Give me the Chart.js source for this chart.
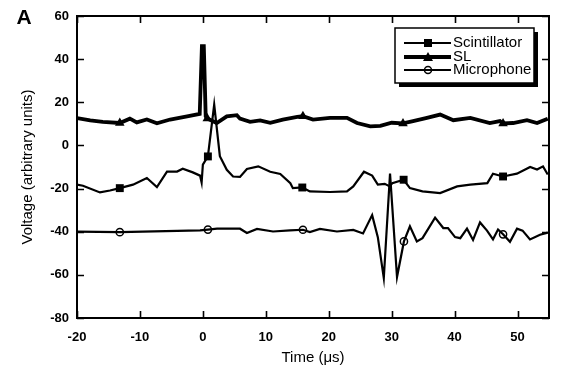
<!DOCTYPE html>
<html>
<head>
<meta charset="utf-8">
<script src="https://cdn.jsdelivr.net/npm/chart.js@4.4.0/dist/chart.umd.min.js"></script>
<style>
  html, body { margin: 0; padding: 0; background: #fff; }
  #wrap { position: relative; width: 569px; height: 377px; }
</style>
</head>
<body>
<div id="wrap"><canvas id="chart" width="569" height="377"></canvas></div>
<script>
// Valeurs (temps en µs, tension en unités arbitraires)
const slTime = [-20, -17.9, -15.9, -13.2, -11.6, -10.5, -8.9, -7.3, -5.2, -2.5, -0.5, -0.15, 0.15, 0.45, 0.7, 2.2, 3.8, 5.4, 5.9, 7.5, 9.1, 10.7, 12.7, 15.0, 15.9, 17.5, 20.2, 22.9, 24.5, 26.6, 28.2, 30.0, 31.8, 33.4, 35.6, 37.7, 39.8, 42.5, 45.6, 47.2, 47.7, 49.3, 51.5, 53.1, 54.8];
const slVoltage = [12.7, 11.6, 10.9, 10.4, 12.4, 10.7, 12.0, 10.3, 12.0, 13.5, 14.6, 46, 46, 13.5, 12.5, 10.4, 13.5, 14.0, 12.4, 10.9, 11.6, 10.5, 12.0, 13.2, 13.5, 12.0, 12.8, 12.8, 10.4, 8.8, 9.1, 10.5, 10.2, 11.3, 12.8, 14.3, 11.7, 12.8, 10.4, 11.3, 10.2, 10.4, 11.7, 10.4, 12.4];

const scintTime = [-20, -19.05, -16.35, -14.76, -13.2, -11.1, -8.9, -7.3, -5.7, -4.1, -3.2, -1.6, -0.45, -0.2, 0.0, 0.8, 1.8, 2.7, 3.8, 4.8, 5.9, 7.0, 8.8, 10.7, 12.3, 13.9, 14.3, 15.8, 17.0, 20.2, 22.9, 23.9, 25.6, 26.9, 27.8, 28.9, 29.7, 30.1, 31.9, 32.9, 34.9, 37.7, 40.4, 42.5, 45.2, 46.1, 47.7, 49.9, 52.0, 53.1, 54.05, 54.8];
const scintVoltage = [-18.2, -18.7, -21.8, -20.9, -19.8, -18.2, -15.1, -19.3, -12.1, -12.1, -10.8, -12.5, -14, -17.2, -8.9, -5.1, 18.9, -5, -11.3, -14.4, -14.6, -10.9, -9.7, -12.2, -13.2, -17.5, -19.8, -19.5, -21.3, -21.6, -21.3, -19, -12.2, -14, -18.2, -17.8, -19, -17.5, -15.9, -19.8, -21.3, -22.1, -19, -18.2, -17.5, -13.1, -14.4, -13.1, -10, -11.2, -9.7, -13.5];

const micTime = [-20, -13.2, -0.45, 0.8, 2.25, 5.9, 7.0, 8.6, 11.15, 13.85, 15.9, 17.0, 18.6, 21.3, 23.9, 25.45, 26.9, 27.8, 28.75, 29.74, 30.85, 31.95, 32.9, 34.0, 34.9, 36.9, 38.2, 38.95, 40.07, 40.9, 41.97, 42.93, 44.04, 45.15, 46.1, 46.9, 47.7, 48.8, 49.92, 50.8, 51.98, 53.57, 54.8];
const micVoltage = [-40, -40.2, -39.4, -39, -38.6, -38.6, -40.6, -38.7, -39.9, -39.4, -39.1, -40.2, -38.7, -39.9, -39.2, -40.8, -32.3, -42.5, -61.5, -13, -61, -44.5, -37.5, -44.5, -43, -33.5, -38.3, -38.3, -42.5, -43, -38.6, -43.8, -35.7, -39.5, -43.5, -39, -41.2, -44.7, -38.6, -39.5, -43.6, -41.4, -40.4];

// Instants où les symboles sont dessinés
const slMarkers = [-13.2, 0.7, 15.9, 31.8, 47.7];
const scintMarkers = [-13.2, 0.8, 15.8, 31.9, 47.7];
const micMarkers = [-13.2, 0.8, 15.9, 31.95, 47.7];

const seriesNames = ['Scintillator', 'SL', 'Microphone'];
const xTickValues = [-20, -10, 0, 10, 20, 30, 40, 50];
const yTickValues = [-80, -60, -40, -20, 0, 20, 40, 60];

function toPoints(_time, _values) {
  return _time.map((t, i) => ({x: t, y: _values[i]}));
}

// rayon du symbole seulement aux instants choisis
function markerRadius(_markers, _size) {
  return (ctx) => (ctx.raw && _markers.includes(ctx.raw.x)) ? _size : 0;
}

const FONT = '"Liberation Sans", Arial, sans-serif';

// Ticks vers l'intérieur, cadre, légende avec ombre, lettre A
const decorPlugin = {
  id: 'decor',
  afterDraw(chart) {
    const c = chart.ctx;
    const a = chart.chartArea;
    const xs = chart.scales.x;
    const ys = chart.scales.y;
    c.save();
    c.strokeStyle = '#000';
    c.lineWidth = 2;
    c.strokeRect(a.left, a.top, a.right - a.left, a.bottom - a.top);
    c.lineWidth = 1.6;
    c.beginPath();
    xTickValues.forEach((v) => {
      const px = Math.round(xs.getPixelForValue(v)) + 0.5;
      c.moveTo(px, a.bottom); c.lineTo(px, a.bottom - 7);
      c.moveTo(px, a.top); c.lineTo(px, a.top + 7);
    });
    yTickValues.forEach((v) => {
      const py = Math.round(ys.getPixelForValue(v)) + 0.5;
      c.moveTo(a.left, py); c.lineTo(a.left + 7, py);
      c.moveTo(a.right, py); c.lineTo(a.right - 7, py);
    });
    c.stroke();

    // légende
    const bx = 395, by = 28, bw = 139, bh = 55;
    c.fillStyle = '#000';
    c.fillRect(bx + 4, by + 4, bw, bh);
    c.fillStyle = '#fff';
    c.fillRect(bx, by, bw, bh);
    c.lineWidth = 1.5;
    c.strokeRect(bx, by, bw, bh);

    const rows = [43, 57, 70];
    chart.data.datasets.forEach((ds, i) => {
      const y = rows[i];
      c.strokeStyle = '#000';
      c.lineWidth = ds.borderWidth;
      c.beginPath();
      c.moveTo(404, y); c.lineTo(451, y);
      c.stroke();
      c.fillStyle = '#000';
      c.lineWidth = 1.5;
      if (ds.pointStyle === 'rect') {
        c.fillRect(424, y - 4, 8, 8);
      } else if (ds.pointStyle === 'triangle') {
        c.beginPath();
        c.moveTo(428, y - 5); c.lineTo(433, y + 4); c.lineTo(423, y + 4);
        c.closePath(); c.fill();
      } else {
        c.beginPath();
        c.arc(428, y, 3.5, 0, Math.PI * 2);
        c.stroke();
      }
      c.font = '15px ' + FONT;
      c.textBaseline = 'middle';
      c.textAlign = 'left';
      c.fillText(ds.label, 453, y);
    });

    c.font = 'bold 21px ' + FONT;
    c.textAlign = 'center';
    c.fillText('A', 24, 18);
    c.restore();
  }
};

new Chart(document.getElementById('chart'), {
  type: 'scatter',
  data: {
    datasets: [
      {
        label: seriesNames[0],
        data: toPoints(scintTime, scintVoltage),
        showLine: true,
        borderColor: '#000',
        borderWidth: 2.2,
        pointStyle: 'rect',
        pointRadius: markerRadius(scintMarkers, 5.6),
        pointBackgroundColor: '#000',
        pointBorderWidth: 0,
      },
      {
        label: seriesNames[1],
        data: toPoints(slTime, slVoltage),
        showLine: true,
        borderColor: '#000',
        borderWidth: 3.8,
        pointStyle: 'triangle',
        pointRadius: markerRadius(slMarkers, 5.5),
        pointBackgroundColor: '#000',
        pointBorderWidth: 0,
      },
      {
        label: seriesNames[2],
        data: toPoints(micTime, micVoltage),
        showLine: true,
        borderColor: '#000',
        borderWidth: 2.2,
        pointStyle: 'circle',
        pointRadius: markerRadius(micMarkers, 3.6),
        pointBackgroundColor: 'rgba(0,0,0,0)',
        pointBorderColor: '#000',
        pointBorderWidth: 1.5,
      },
    ]
  },
  options: {
    responsive: false,
    animation: false,
    events: [],
    layout: { padding: { left: 0, right: 20, top: 16, bottom: 0 } },
    plugins: {
      legend: { display: false },
      tooltip: { enabled: false },
    },
    scales: {
      x: {
        type: 'linear',
        min: -20,
        max: 55,
        afterBuildTicks: (s) => { s.ticks = xTickValues.map((v) => ({value: v})); },
        afterFit: (s) => { s.height = 59; },
        grid: { display: false, drawTicks: false },
        border: { display: false },
        ticks: { color: '#000', padding: 12, maxRotation: 0, font: { family: FONT, size: 13, weight: 'bold' } },
        title: { display: true, text: 'Time (\u03bcs)', color: '#000', padding: { top: 0, bottom: 10 }, font: { family: FONT, size: 15 } },
      },
      y: {
        type: 'linear',
        min: -80,
        max: 60,
        afterBuildTicks: (s) => { s.ticks = yTickValues.map((v) => ({value: v})); },
        afterFit: (s) => { s.width = 77; },
        grid: { display: false, drawTicks: false },
        border: { display: false },
        ticks: { color: '#000', padding: 8, font: { family: FONT, size: 13, weight: 'bold' } },
        title: { display: true, text: 'Voltage (arbitrary units)', color: '#000', padding: { top: 19, bottom: 0 }, font: { family: FONT, size: 15 } },
      }
    }
  },
  plugins: [decorPlugin]
});
</script>
</body>
</html>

### WORK REQUIRED:
Restate the data word for word from its first line through the line with "-11.2, -9.7, -13.5];", leaving out any picture along the way.

### RESULT FOR THIS TASK:
Give me the Chart.js source for this chart.
<!DOCTYPE html>
<html>
<head>
<meta charset="utf-8">
<script src="https://cdn.jsdelivr.net/npm/chart.js@4.4.0/dist/chart.umd.min.js"></script>
<style>
  html, body { margin: 0; padding: 0; background: #fff; }
  #wrap { position: relative; width: 569px; height: 377px; }
</style>
</head>
<body>
<div id="wrap"><canvas id="chart" width="569" height="377"></canvas></div>
<script>
// Valeurs (temps en µs, tension en unités arbitraires)
const slTime = [-20, -17.9, -15.9, -13.2, -11.6, -10.5, -8.9, -7.3, -5.2, -2.5, -0.5, -0.15, 0.15, 0.45, 0.7, 2.2, 3.8, 5.4, 5.9, 7.5, 9.1, 10.7, 12.7, 15.0, 15.9, 17.5, 20.2, 22.9, 24.5, 26.6, 28.2, 30.0, 31.8, 33.4, 35.6, 37.7, 39.8, 42.5, 45.6, 47.2, 47.7, 49.3, 51.5, 53.1, 54.8];
const slVoltage = [12.7, 11.6, 10.9, 10.4, 12.4, 10.7, 12.0, 10.3, 12.0, 13.5, 14.6, 46, 46, 13.5, 12.5, 10.4, 13.5, 14.0, 12.4, 10.9, 11.6, 10.5, 12.0, 13.2, 13.5, 12.0, 12.8, 12.8, 10.4, 8.8, 9.1, 10.5, 10.2, 11.3, 12.8, 14.3, 11.7, 12.8, 10.4, 11.3, 10.2, 10.4, 11.7, 10.4, 12.4];

const scintTime = [-20, -19.05, -16.35, -14.76, -13.2, -11.1, -8.9, -7.3, -5.7, -4.1, -3.2, -1.6, -0.45, -0.2, 0.0, 0.8, 1.8, 2.7, 3.8, 4.8, 5.9, 7.0, 8.8, 10.7, 12.3, 13.9, 14.3, 15.8, 17.0, 20.2, 22.9, 23.9, 25.6, 26.9, 27.8, 28.9, 29.7, 30.1, 31.9, 32.9, 34.9, 37.7, 40.4, 42.5, 45.2, 46.1, 47.7, 49.9, 52.0, 53.1, 54.05, 54.8];
const scintVoltage = [-18.2, -18.7, -21.8, -20.9, -19.8, -18.2, -15.1, -19.3, -12.1, -12.1, -10.8, -12.5, -14, -17.2, -8.9, -5.1, 18.9, -5, -11.3, -14.4, -14.6, -10.9, -9.7, -12.2, -13.2, -17.5, -19.8, -19.5, -21.3, -21.6, -21.3, -19, -12.2, -14, -18.2, -17.8, -19, -17.5, -15.9, -19.8, -21.3, -22.1, -19, -18.2, -17.5, -13.1, -14.4, -13.1, -10, -11.2, -9.7, -13.5];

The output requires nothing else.